Day 15 Wed 30 May Kilmore Quay to Arklow.

Vega
Irving & Cate Benjamin
Wed 30 May 2012 15:15

We woke this morning to fog dense enough to obscure the harbour wall, making our departure for Arklow unlikely.  We compared notes with a neighbouring yacht aiming to go the same way, and with advice from the HM. The problem would not be seeing our way past the shoal waters and through St Patrick's Bridge again, but the likelihood of getting caught up in the ropes of lobster pots, of which we were told there are about 3000 in these waters.  As it looked like a non-sailing day, we made enquiries about the bus times to Wexford, where we could do an afternoon's shopping and sight-seeing.  We had a cooked breakfast aboard, purchased from the village shop.  A walk up both ends of the small village showed pub/hotels either closed or in a state of renovation ready for the influx of visitors we believe arrive in the summer.  We visited the enormous and well-stocked chandler, and bought a new Admiralty Chart for East Ireland. Then, just as we were getting prepared for our bus trip, the fog magically lifted, leaving bright sun on a sparkling sea!  So we quickly readied the boat and headed out, through the Bridge and set a course to round Carnore Point and northwards for Arklow. On the last passage this way in 2007, we had taken the inland route, between rather complicated sand banks, but I wasn't in the mood for difficult navigation so made a new set of waypoints to go outside the shoals, inside the huge Tuskar Rock, and (with more dolphins at 1415!) and on up the coast.  Close to 1500, we were motoring at 7k, but the wind was now 10k+ on our port quarter, so I decided to try the Genoa, and soon we had the glorious sound of our wake and no engine, and were still cruising along at 7k under full Genoa alone.  This lasted for almost two hours, but when the wind strengthened and moved further aft, I decided it was time for the Iron Main again, and we motored on through a rather uncomfortable swell, to reach the approach to Arklow at about 1930.  Cate steered us through the Arklow Sailing Club's Wednesday evening race and into the entrance.  I remembered Arklow well from last time, and had also re-read my account of it.  There is a tiny marina with hardly any room to manoeuvre, but mercifully also a pontoon alongside on the Avoca River where visitors may berth, and that's what we did. 

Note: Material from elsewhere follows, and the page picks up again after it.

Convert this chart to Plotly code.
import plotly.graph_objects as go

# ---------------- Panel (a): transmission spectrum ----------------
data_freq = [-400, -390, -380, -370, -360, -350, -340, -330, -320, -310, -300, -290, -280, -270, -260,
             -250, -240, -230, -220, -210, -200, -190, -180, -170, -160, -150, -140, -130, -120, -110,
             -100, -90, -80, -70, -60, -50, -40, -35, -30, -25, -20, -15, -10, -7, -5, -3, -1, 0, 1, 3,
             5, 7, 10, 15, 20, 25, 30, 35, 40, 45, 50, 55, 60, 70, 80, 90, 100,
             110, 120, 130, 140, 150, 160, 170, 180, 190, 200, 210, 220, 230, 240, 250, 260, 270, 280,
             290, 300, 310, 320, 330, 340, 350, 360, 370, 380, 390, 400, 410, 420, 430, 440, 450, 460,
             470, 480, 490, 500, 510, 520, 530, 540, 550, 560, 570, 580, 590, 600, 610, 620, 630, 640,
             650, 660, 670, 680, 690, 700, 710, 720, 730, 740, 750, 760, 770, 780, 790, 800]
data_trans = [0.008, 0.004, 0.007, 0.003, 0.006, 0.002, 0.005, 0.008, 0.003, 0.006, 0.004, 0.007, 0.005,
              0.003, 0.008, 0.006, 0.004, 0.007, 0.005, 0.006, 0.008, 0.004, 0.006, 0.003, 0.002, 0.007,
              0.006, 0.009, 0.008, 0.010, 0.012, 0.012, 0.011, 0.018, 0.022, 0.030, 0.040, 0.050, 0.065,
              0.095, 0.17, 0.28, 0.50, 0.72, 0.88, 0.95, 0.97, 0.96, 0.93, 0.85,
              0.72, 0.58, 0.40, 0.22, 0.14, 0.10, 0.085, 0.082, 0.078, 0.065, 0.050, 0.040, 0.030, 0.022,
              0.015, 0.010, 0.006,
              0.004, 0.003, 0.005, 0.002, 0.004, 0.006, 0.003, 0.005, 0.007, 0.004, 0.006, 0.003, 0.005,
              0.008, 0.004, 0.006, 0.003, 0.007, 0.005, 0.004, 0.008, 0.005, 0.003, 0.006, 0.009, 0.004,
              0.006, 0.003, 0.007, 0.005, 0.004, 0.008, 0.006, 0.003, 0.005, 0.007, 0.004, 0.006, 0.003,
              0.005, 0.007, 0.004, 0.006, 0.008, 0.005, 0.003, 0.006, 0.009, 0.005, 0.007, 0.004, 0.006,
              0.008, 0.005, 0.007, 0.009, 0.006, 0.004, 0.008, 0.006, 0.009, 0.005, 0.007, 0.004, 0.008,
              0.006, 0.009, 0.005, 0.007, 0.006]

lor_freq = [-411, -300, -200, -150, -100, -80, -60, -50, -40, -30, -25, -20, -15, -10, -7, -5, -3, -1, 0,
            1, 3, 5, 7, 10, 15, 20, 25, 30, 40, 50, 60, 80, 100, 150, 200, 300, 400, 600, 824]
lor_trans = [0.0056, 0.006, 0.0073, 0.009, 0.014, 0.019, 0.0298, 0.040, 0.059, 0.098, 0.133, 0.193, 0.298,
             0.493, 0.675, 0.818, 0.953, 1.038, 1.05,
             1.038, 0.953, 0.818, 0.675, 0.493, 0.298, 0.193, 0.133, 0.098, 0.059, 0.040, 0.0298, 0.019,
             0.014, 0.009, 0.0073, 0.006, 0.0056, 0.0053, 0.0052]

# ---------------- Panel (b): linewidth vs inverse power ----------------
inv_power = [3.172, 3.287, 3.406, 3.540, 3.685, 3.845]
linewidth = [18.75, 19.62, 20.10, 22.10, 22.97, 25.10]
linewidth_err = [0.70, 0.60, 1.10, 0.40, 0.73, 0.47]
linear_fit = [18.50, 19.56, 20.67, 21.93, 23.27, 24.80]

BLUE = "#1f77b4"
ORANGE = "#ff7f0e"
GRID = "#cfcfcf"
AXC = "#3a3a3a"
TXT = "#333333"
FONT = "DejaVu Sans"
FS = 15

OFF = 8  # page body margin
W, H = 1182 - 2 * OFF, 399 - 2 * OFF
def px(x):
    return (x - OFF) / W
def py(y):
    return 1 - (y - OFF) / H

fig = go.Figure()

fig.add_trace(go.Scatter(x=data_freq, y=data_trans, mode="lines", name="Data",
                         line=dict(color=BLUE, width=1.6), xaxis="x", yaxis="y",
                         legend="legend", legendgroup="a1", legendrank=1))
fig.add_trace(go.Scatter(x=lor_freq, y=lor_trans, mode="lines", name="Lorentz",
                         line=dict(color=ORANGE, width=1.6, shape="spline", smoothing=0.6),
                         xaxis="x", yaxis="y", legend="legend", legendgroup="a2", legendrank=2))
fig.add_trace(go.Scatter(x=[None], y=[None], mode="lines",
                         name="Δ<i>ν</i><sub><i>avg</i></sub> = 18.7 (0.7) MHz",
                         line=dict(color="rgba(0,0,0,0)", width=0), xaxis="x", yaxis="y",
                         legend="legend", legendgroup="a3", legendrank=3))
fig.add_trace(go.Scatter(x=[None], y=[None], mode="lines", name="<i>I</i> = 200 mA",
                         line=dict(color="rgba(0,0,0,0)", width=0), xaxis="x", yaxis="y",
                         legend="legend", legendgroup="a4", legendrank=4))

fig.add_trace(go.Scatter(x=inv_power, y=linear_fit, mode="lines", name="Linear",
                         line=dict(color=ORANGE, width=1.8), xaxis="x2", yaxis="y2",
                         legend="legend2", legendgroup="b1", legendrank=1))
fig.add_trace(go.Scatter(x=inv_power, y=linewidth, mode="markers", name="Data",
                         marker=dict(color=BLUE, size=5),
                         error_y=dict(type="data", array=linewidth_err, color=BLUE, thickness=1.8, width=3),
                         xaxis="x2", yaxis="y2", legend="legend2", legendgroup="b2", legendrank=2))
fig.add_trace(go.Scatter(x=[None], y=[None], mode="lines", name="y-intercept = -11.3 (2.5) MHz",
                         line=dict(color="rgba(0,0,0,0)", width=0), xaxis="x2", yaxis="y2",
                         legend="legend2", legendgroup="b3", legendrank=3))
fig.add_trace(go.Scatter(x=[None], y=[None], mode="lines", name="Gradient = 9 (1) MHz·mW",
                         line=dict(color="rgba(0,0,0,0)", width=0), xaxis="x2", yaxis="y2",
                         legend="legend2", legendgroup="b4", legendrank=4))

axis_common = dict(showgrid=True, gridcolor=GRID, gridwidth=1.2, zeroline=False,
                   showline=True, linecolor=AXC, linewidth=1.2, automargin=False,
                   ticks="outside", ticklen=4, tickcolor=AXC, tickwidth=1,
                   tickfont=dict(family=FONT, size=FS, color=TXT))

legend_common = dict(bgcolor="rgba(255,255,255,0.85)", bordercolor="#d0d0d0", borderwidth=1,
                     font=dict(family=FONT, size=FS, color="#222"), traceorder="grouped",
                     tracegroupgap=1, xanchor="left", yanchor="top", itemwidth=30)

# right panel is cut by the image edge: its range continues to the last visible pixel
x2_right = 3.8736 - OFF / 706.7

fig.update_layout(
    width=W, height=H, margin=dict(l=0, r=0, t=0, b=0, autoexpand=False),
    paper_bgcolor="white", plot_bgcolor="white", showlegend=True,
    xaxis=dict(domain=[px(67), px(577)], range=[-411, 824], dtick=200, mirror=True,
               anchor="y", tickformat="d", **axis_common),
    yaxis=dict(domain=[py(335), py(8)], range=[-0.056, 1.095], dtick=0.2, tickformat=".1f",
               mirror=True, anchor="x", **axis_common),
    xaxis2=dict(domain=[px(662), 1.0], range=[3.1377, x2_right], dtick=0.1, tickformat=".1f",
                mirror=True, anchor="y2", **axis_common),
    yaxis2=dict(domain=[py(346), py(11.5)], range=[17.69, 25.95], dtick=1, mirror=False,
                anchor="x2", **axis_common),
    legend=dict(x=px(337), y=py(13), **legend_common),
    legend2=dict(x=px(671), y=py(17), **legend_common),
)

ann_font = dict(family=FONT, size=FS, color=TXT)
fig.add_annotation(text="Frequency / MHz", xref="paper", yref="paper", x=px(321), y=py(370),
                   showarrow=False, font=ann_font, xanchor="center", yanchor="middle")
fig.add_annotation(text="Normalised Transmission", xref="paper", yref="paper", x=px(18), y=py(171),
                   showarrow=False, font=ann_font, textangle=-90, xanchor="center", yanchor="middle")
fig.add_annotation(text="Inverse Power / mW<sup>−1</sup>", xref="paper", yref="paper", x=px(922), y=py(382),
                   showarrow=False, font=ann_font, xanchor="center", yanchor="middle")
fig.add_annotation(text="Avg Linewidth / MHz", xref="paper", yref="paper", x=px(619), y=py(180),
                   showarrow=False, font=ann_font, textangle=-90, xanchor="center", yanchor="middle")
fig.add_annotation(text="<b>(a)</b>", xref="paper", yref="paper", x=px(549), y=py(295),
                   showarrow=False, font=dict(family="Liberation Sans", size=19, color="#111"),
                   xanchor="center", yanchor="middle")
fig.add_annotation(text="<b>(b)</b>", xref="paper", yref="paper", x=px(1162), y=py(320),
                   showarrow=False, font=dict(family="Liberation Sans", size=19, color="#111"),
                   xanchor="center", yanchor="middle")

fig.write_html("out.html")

We decided to be lazy and find a chinese takeaway, and as we walked past the returned racing crew they said the Sailing Club might be open, and indeed it was, a lovely little club house, still smelling of fresh paint and furniture, having been just re-built and opened one week earlier.  We had a chat and a beer (my first Guinness in Ireland for the trip!) and took the members' advice to try the New Asian Harvest for our meal, and we crossed the bridge to there and had an excellent chinese meal in comfort, rather than a takeaway.  We stopped again at the ASC and had another G and some more amusing conversation with the members, before retiring at 2300.  I must comment that my account of what a dismal hole Arklow was in 2007 bears no resemblance to what we met this time: there is now a riverside residential gated estate, a large shopping mall with cinema and supermarket, and maritime museum.  What a contrast to Milford Haven, and I wonder if Wexford has been the beneficiary of EU development monies?